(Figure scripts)
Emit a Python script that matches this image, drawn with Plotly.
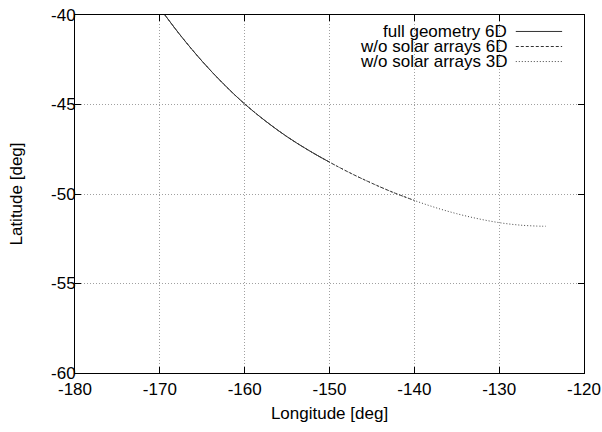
import plotly.graph_objects as go

# Ground track points
lon_full = [-169.4, -167.5, -165, -162.5, -160, -157.5, -155, -152.5, -150]
lat_full = [-40.0, -41.18, -42.59, -43.85, -44.97, -45.94, -46.80, -47.55, -48.22]

lon_6d = [-169.4, -167.5, -165, -162.5, -160, -157.5, -155, -152.5, -150,
          -147.5, -145, -142.5, -140]
lat_6d = [-40.0, -41.18, -42.59, -43.85, -44.97, -45.94, -46.80, -47.55, -48.22,
          -48.84, -49.40, -49.91, -50.36]

lon_3d = [-169.4, -167.5, -165, -162.5, -160, -157.5, -155, -152.5, -150,
          -147.5, -145, -142.5, -140, -137.5, -135, -132.5, -130, -127.5, -125, -124.5]
lat_3d = [-40.0, -41.18, -42.59, -43.85, -44.97, -45.94, -46.80, -47.55, -48.22,
          -48.84, -49.40, -49.91, -50.36, -50.76, -51.10, -51.38, -51.60, -51.74, -51.80, -51.80]

series_names = ["full geometry 6D", "w/o solar arrays 6D", "w/o solar arrays 3D"]
x_ticks = [-180, -170, -160, -150, -140, -130, -120]
y_ticks = [-60, -55, -50, -45, -40]

FONT = "Liberation Sans, Arial, Helvetica, sans-serif"
dashes = ["solid", "3px,2px", "1px,2px"]
colors = ["#333333", "#333333", "#444444"]

fig = go.Figure()
for name, xs, ys, d, c in zip(series_names, [lon_full, lon_6d, lon_3d],
                              [lat_full, lat_6d, lat_3d], dashes, colors):
    fig.add_trace(go.Scatter(x=xs, y=ys, mode="lines", name=name,
                             line=dict(color=c, width=1, dash=d, shape="spline"),
                             showlegend=False, hoverinfo="skip"))

# Legend (gnuplot style: text right-aligned, sample to the right)
fig.add_shape(type="rect", xref="paper", yref="paper", x0=0.54, x1=0.998,
              y0=0.83, y1=0.998, fillcolor="white", line=dict(width=0),
              layer="between")
rows_y = [0.954, 0.912, 0.870]
for name, yy, d, c in zip(series_names, rows_y, dashes, colors):
    fig.add_annotation(xref="paper", yref="paper", x=0.852, y=yy, text=name,
                       showarrow=False, xanchor="right", yanchor="middle",
                       font=dict(family=FONT, size=17, color="black"))
    fig.add_shape(type="line", xref="paper", yref="paper", x0=0.866, x1=0.957,
                  y0=yy, y1=yy, line=dict(color=c, width=1, dash=d))

axis_common = dict(
    showline=True, linecolor="black", linewidth=1, mirror="ticks",
    ticks="inside", ticklen=6, tickcolor="black", tickwidth=1,
    showgrid=True, gridcolor="#a0a0a0", gridwidth=1, griddash="1px,2px",
    zeroline=False, automargin=False, ticklabeloverflow="allow",
    tickfont=dict(family=FONT, size=17, color="black"),
)

fig.update_xaxes(range=[-180, -120], tickvals=x_ticks,
                 ticktext=[str(v) for v in x_ticks], ticklabelstandoff=1,
                 title=dict(text="Longitude [deg]", font=dict(family=FONT, size=17, color="black"),
                            standoff=8),
                 **axis_common)
fig.update_yaxes(range=[-60, -40], tickvals=y_ticks,
                 ticktext=[str(v) for v in y_ticks], ticklabelstandoff=-5,
                 title=dict(text="Latitude [deg]", font=dict(family=FONT, size=17, color="black"),
                            standoff=24),
                 **axis_common)

fig.update_layout(width=602, height=432, plot_bgcolor="white", paper_bgcolor="white",
                  margin=dict(l=75, r=18, t=15, b=59),
                  font=dict(family=FONT, size=17, color="black"))

fig.write_html("out.html", config={"displayModeBar": False},
               post_script="document.body.style.margin='0';document.body.style.overflow='hidden';")
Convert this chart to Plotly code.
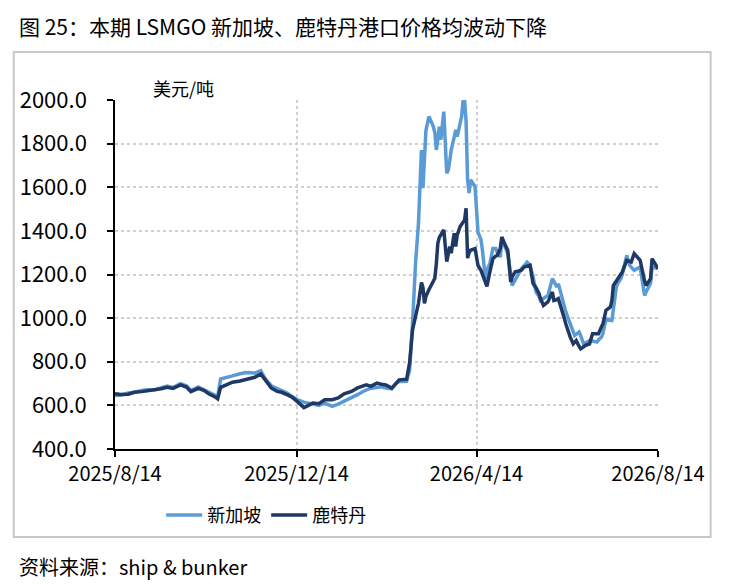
import plotly.graph_objects as go

dates = [
    "2025-08-14","2025-08-18","2025-08-23","2025-08-27","2025-09-01","2025-09-05","2025-09-10","2025-09-14",
    "2025-09-18","2025-09-22","2025-09-27","2025-10-01","2025-10-04","2025-10-09","2025-10-13","2025-10-16",
    "2025-10-20","2025-10-22","2025-10-24","2025-10-28","2025-11-01","2025-11-06","2025-11-10","2025-11-14",
    "2025-11-16","2025-11-20","2025-11-23","2025-11-27","2025-12-01","2025-12-04","2025-12-08","2025-12-11",
    "2025-12-15","2025-12-19","2025-12-22","2025-12-25","2025-12-29","2026-01-02","2026-01-07","2026-01-11",
    "2026-01-15","2026-01-20","2026-01-24","2026-01-28","2026-01-30","2026-02-02","2026-02-06","2026-02-09",
    "2026-02-12","2026-02-16","2026-02-19","2026-02-21","2026-02-26","2026-02-28","2026-03-02","2026-03-04",
    "2026-03-06","2026-03-08","2026-03-09","2026-03-10","2026-03-11","2026-03-13","2026-03-16","2026-03-17",
    "2026-03-18","2026-03-19","2026-03-20","2026-03-21","2026-03-23","2026-03-25","2026-03-26","2026-03-27",
    "2026-03-28","2026-03-30","2026-03-31","2026-04-01","2026-04-03","2026-04-04","2026-04-05","2026-04-06",
    "2026-04-07","2026-04-08","2026-04-09","2026-04-10","2026-04-13","2026-04-15","2026-04-17","2026-04-18",
    "2026-04-20","2026-04-21","2026-04-23","2026-04-25","2026-04-27","2026-04-28","2026-04-30","2026-05-01",
    "2026-05-03","2026-05-05","2026-05-07","2026-05-08","2026-05-10","2026-05-14","2026-05-16","2026-05-18",
    "2026-05-20","2026-05-22","2026-05-24","2026-05-26","2026-05-27","2026-05-29","2026-06-01","2026-06-04",
    "2026-06-05","2026-06-07","2026-06-08","2026-06-12","2026-06-13","2026-06-16","2026-06-18","2026-06-19",
    "2026-06-20","2026-06-22","2026-06-23","2026-06-25","2026-06-26","2026-06-29","2026-07-01","2026-07-04",
    "2026-07-05","2026-07-07","2026-07-08","2026-07-10","2026-07-13","2026-07-14","2026-07-15","2026-07-17",
    "2026-07-18","2026-07-20","2026-07-21","2026-07-24","2026-07-26","2026-07-27","2026-07-29","2026-08-02",
    "2026-08-05","2026-08-06","2026-08-08","2026-08-09","2026-08-10","2026-08-13","2026-08-14",
]

singapore = [
    645,648,657,660,668,672,672,680,
    688,682,700,690,668,684,670,660,
    645,640,721,727,735,745,751,750,
    748,759,722,690,678,670,655,640,
    625,615,610,605,600,610,595,606,
    618,635,649,665,672,679,682,685,
    679,676,700,709,710,760,977,1250,
    1435,1771,1596,1700,1860,1924,1878,1850,
    1771,1820,1878,1817,1947,1664,1679,1720,
    1771,1830,1863,1832,1908,1924,2000,2000,
    1900,1634,1573,1634,1603,1395,1360,1311,
    1181,1220,1250,1319,1319,1300,1280,1357,
    1330,1296,1200,1150,1175,1225,1240,1257,
    1242,1190,1120,1100,1081,1090,1104,1181,
    1170,1143,1158,1051,1030,974,940,920,
    925,936,920,882,885,897,895,890,
    900,913,930,997,990,989,1040,1143,
    1160,1181,1200,1288,1242,1235,1219,1234,
    1104,1120,1150,1160,1234,1230,1227,
]

rotterdam = [
    653,650,651,660,663,667,670,676,
    683,678,694,684,663,678,668,653,
    640,630,683,695,706,712,718,725,
    729,744,718,680,664,660,648,638,
    615,590,600,611,608,626,626,634,
    653,664,680,690,694,687,702,697,
    694,679,705,717,720,794,946,1010,
    1068,1163,1140,1068,1100,1130,1170,1183,
    1250,1343,1370,1380,1404,1259,1300,1328,
    1298,1389,1328,1380,1420,1430,1440,1450,
    1504,1275,1300,1311,1319,1242,1219,1198,
    1165,1146,1212,1273,1285,1288,1320,1372,
    1340,1311,1166,1190,1212,1219,1234,1240,
    1242,1158,1140,1113,1090,1058,1074,1120,
    1081,1085,1089,1000,974,913,882,890,
    897,870,859,868,874,882,928,928,
    928,960,974,1035,1051,1080,1150,1170,
    1181,1200,1212,1265,1260,1257,1296,1265,
    1170,1150,1170,1181,1273,1234,1227,
]

tick_dates = ["2025-08-14", "2025-12-14", "2026-04-14", "2026-08-14"]
tick_labels = ["2025/8/14", "2025/12/14", "2026/4/14", "2026/8/14"]
y_ticks = [400, 600, 800, 1000, 1200, 1400, 1600, 1800, 2000]

FONT = "Liberation Sans Narrow, Noto Sans CJK SC, sans-serif"
CJK = "Noto Sans CJK SC, sans-serif"

fig = go.Figure()
fig.add_trace(go.Scatter(x=dates, y=singapore, mode="lines", name="新加坡",
                         line=dict(color="#5B9BD5", width=3.5)))
fig.add_trace(go.Scatter(x=dates, y=rotterdam, mode="lines", name="鹿特丹",
                         line=dict(color="#1F3864", width=3.5)))

fig.update_layout(
    width=733, height=584,
    margin=dict(l=103, r=83, t=92, b=143),
    paper_bgcolor="white", plot_bgcolor="white",
    font=dict(family=FONT, color="black", size=20),
    showlegend=True,
    legend=dict(orientation="h", x=0.085, xanchor="left", y=-0.19, yanchor="middle",
                font=dict(family=CJK, size=18), itemwidth=36, tracegroupgap=0,
                bgcolor="rgba(0,0,0,0)"),
    xaxis=dict(
        type="date", range=["2025-08-14", "2026-08-14"],
        tickvals=tick_dates, ticktext=tick_labels,
        showline=True, linecolor="black", linewidth=1.5,
        ticks="outside", ticklen=6, tickcolor="black", tickwidth=1.5,
        showgrid=True, gridcolor="#d0d0d0", griddash="dot", gridwidth=1.5,
        tickfont=dict(family=FONT, size=20), zeroline=False,
    ),
    yaxis=dict(
        range=[400, 2000], tickvals=y_ticks, tickformat=".1f",
        showline=True, linecolor="black", linewidth=1.5,
        ticks="outside", ticklen=6, tickcolor="black", tickwidth=1.5,
        showgrid=True, gridcolor="#d0d0d0", griddash="dot", gridwidth=1.5,
        tickfont=dict(family=FONT, size=22), ticklabelstandoff=16, zeroline=False,
    ),
)

fig.add_shape(type="rect", xref="paper", yref="paper",
              x0=-0.1865, x1=1.0969, y0=-0.2521, y1=1.1375,
              line=dict(color="#c8c8c8", width=2), fillcolor="rgba(0,0,0,0)", layer="below")

fig.add_annotation(text="图 25：本期 LSMGO 新加坡、鹿特丹港口价格均波动下降",
                   xref="paper", yref="paper", x=-0.181, y=1.262, xanchor="left", yanchor="top",
                   showarrow=False, font=dict(family=CJK, size=21, color="black"))
fig.add_annotation(text="美元/吨", xref="paper", yref="paper", x=0.066, y=1.034,
                   xanchor="left", yanchor="middle", showarrow=False,
                   font=dict(family=CJK, size=18, color="black"))
fig.add_annotation(text="资料来源：ship & bunker", xref="paper", yref="paper",
                   x=-0.181, y=-0.336, xanchor="left", yanchor="middle", showarrow=False,
                   font=dict(family=CJK, size=20, color="black"))

fig.write_html("out.html")
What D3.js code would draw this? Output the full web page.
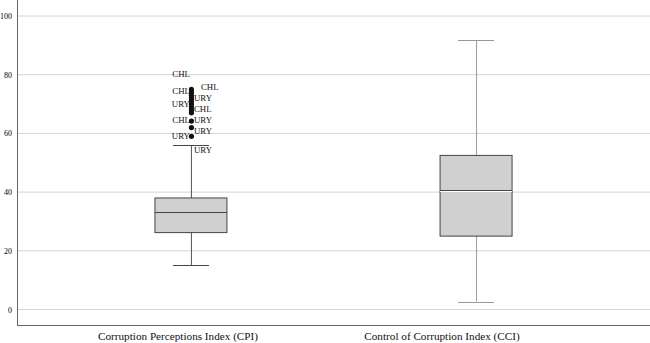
<!DOCTYPE html>
<html>
<head>
<meta charset="utf-8">
<script src="https://cdn.jsdelivr.net/npm/d3@7"></script>
<style>
  body { margin: 0; background: #fff; }
  svg { display: block; font-family: "Liberation Serif", "DejaVu Serif", serif; }
</style>
</head>
<body>
<svg width="650" height="343"></svg>
<script>
const width = 650;
const height = 343;

// data
const categories = ["Corruption Perceptions Index (CPI)", "Control of Corruption Index (CCI)"];
const lowerWhisker = [15, 2.7];
const q1 = [26.2, 25];
const median = [33.1, 40.3];
const q3 = [38, 52.5];
const upperWhisker = [56, 91.8];
const yTicks = [0, 20, 40, 60, 80, 100];

// outliers of CPI
const outlierValues = [75, 74, 73, 72, 71, 70, 69, 68, 67, 64.2, 62, 59];
const outlierLabels = ["CHL", "CHL", "CHL", "URY", "URY", "CHL", "CHL", "URY", "URY", "URY", "URY"];
const outlierLabelValues = [80.1, 75.9, 74.5, 71.9, 70.1, 68.4, 64.6, 64.6, 59.2, 60.7, 54.5];
const outlierLabelSide = ["L", "RR", "L", "R", "L", "R", "L", "R", "L", "R", "R"];

const svg = d3.select("svg");

const y = d3.scaleLinear().domain([0, 100]).range([309.5, 16]);
const x = d3.scalePoint().domain(categories).range([17, 650]).padding(0.61);
const xLabel = d3.scalePoint().domain(categories).range([178, 442]);

// gridlines
svg.append("g")
  .selectAll("line")
  .data(yTicks)
  .enter()
  .append("line")
  .attr("x1", 17)
  .attr("x2", 650)
  .attr("y1", (d) => y(d))
  .attr("y2", (d) => y(d))
  .attr("stroke", "#d4d4d4")
  .attr("stroke-width", 1);

// axes
const yAxis = svg.append("g")
  .attr("transform", "translate(17,0)")
  .call(d3.axisLeft(y).tickValues(yTicks).tickSize(0).tickPadding(5));
yAxis.select(".domain").remove();
yAxis.selectAll("text")
  .attr("font-family", "Liberation Serif")
  .attr("font-size", 8)
  .attr("fill", "#000");

svg.append("line")
  .attr("x1", 17.5).attr("x2", 17.5)
  .attr("y1", 0).attr("y2", 325.5)
  .attr("stroke", "#666");
svg.append("line")
  .attr("x1", 17).attr("x2", 650)
  .attr("y1", 325.5).attr("y2", 325.5)
  .attr("stroke", "#666");

svg.append("g")
  .selectAll("text")
  .data(categories)
  .enter()
  .append("text")
  .attr("x", (d) => xLabel(d))
  .attr("y", 340)
  .attr("text-anchor", "middle")
  .attr("font-size", 11.2)
  .attr("fill", "#111")
  .text((d) => d);

// box plots
const boxWidth = 72;
const capWidth = 36;

const boxes = svg.append("g")
  .selectAll("g")
  .data(categories)
  .enter()
  .append("g");

boxes.append("line")
  .attr("x1", (d) => x(d) + 0.5)
  .attr("x2", (d) => x(d) + 0.5)
  .attr("y1", (d, i) => y(lowerWhisker[i]))
  .attr("y2", (d, i) => y(upperWhisker[i]))
  .attr("stroke", (d, i) => (i === 0 ? "#555" : "#999"));

boxes.selectAll(".cap")
  .data((d, i) => [
    { c: d, v: lowerWhisker[i], i },
    { c: d, v: upperWhisker[i], i },
  ])
  .enter()
  .append("line")
  .attr("class", "cap")
  .attr("x1", (d) => x(d.c) - capWidth / 2)
  .attr("x2", (d) => x(d.c) + capWidth / 2)
  .attr("y1", (d) => Math.round(y(d.v)) + 0.5)
  .attr("y2", (d) => Math.round(y(d.v)) + 0.5)
  .attr("stroke", (d) => (d.i === 0 ? "#444" : "#999"));

boxes.append("rect")
  .attr("x", (d) => x(d) - boxWidth / 2)
  .attr("y", (d, i) => y(q3[i]))
  .attr("width", boxWidth)
  .attr("height", (d, i) => y(q1[i]) - y(q3[i]))
  .attr("fill", "#d0d0d0")
  .attr("stroke", "#444");

boxes.append("line")
  .attr("x1", (d) => x(d) - boxWidth / 2)
  .attr("x2", (d) => x(d) + boxWidth / 2)
  .attr("y1", (d, i) => Math.round(y(median[i])) + 0.5)
  .attr("y2", (d, i) => Math.round(y(median[i])) + 0.5)
  .attr("stroke", (d, i) => (i === 0 ? "#444" : "#fff"));

// median of CCI: dark line with a light edge below
boxes.filter((d, i) => i === 1)
  .append("line")
  .attr("x1", (d) => x(d) - boxWidth / 2)
  .attr("x2", (d) => x(d) + boxWidth / 2)
  .attr("y1", (d) => Math.round(y(median[1])) - 0.5)
  .attr("y2", (d) => Math.round(y(median[1])) - 0.5)
  .attr("stroke", "#444");

// outliers
const cpi = categories[0];
svg.append("g")
  .selectAll("circle")
  .data(outlierValues)
  .enter()
  .append("circle")
  .attr("cx", x(cpi) + 0.5)
  .attr("cy", (d) => y(d))
  .attr("r", 2.6)
  .attr("fill", "#111");

const labelX = (i) => {
  const s = outlierLabelSide[i];
  if (s === "L") return x(cpi) - 1;
  if (s === "RR") return x(cpi) + 10;
  return x(cpi) + 3;
};

svg.append("g")
  .selectAll("text")
  .data(outlierLabels)
  .enter()
  .append("text")
  .attr("x", (d, i) => labelX(i))
  .attr("y", (d, i) => y(outlierLabelValues[i]) + 3)
  .attr("text-anchor", (d, i) => (outlierLabelSide[i] === "L" ? "end" : "start"))
  .attr("font-size", 8.8)
  .attr("fill", "#111")
  .text((d) => d);
</script>
</body>
</html>
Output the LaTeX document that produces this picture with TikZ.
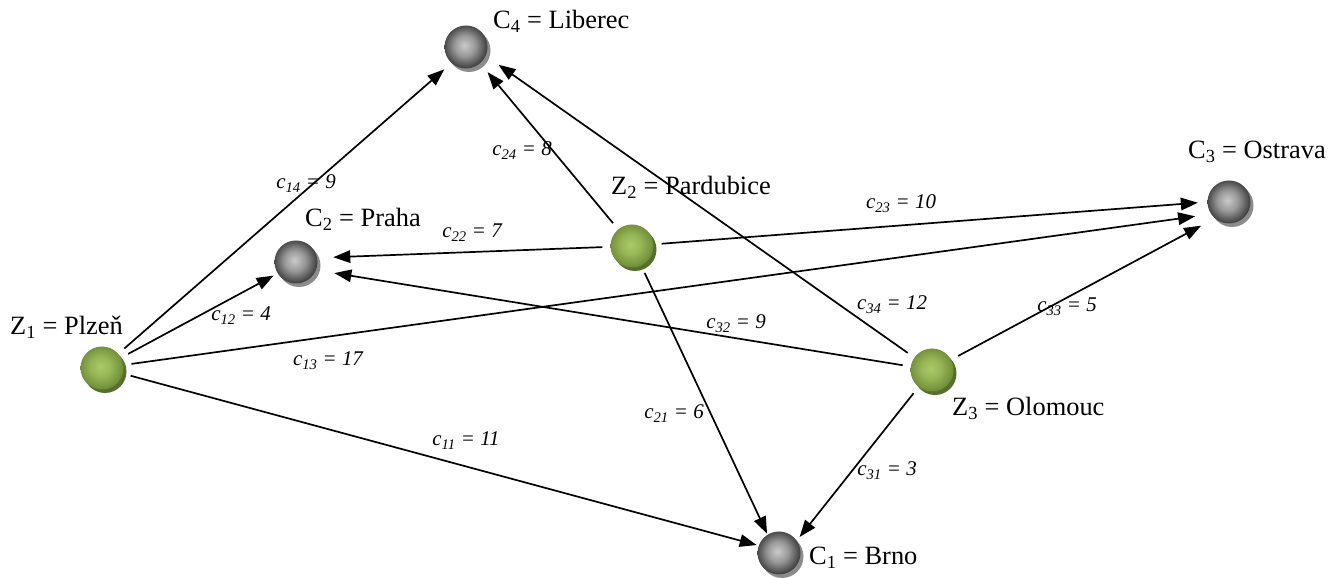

▸ **Your goal**:
Your answer should be a single number: the count of lines in the material above that contain "this".

▸ **Written response**:
4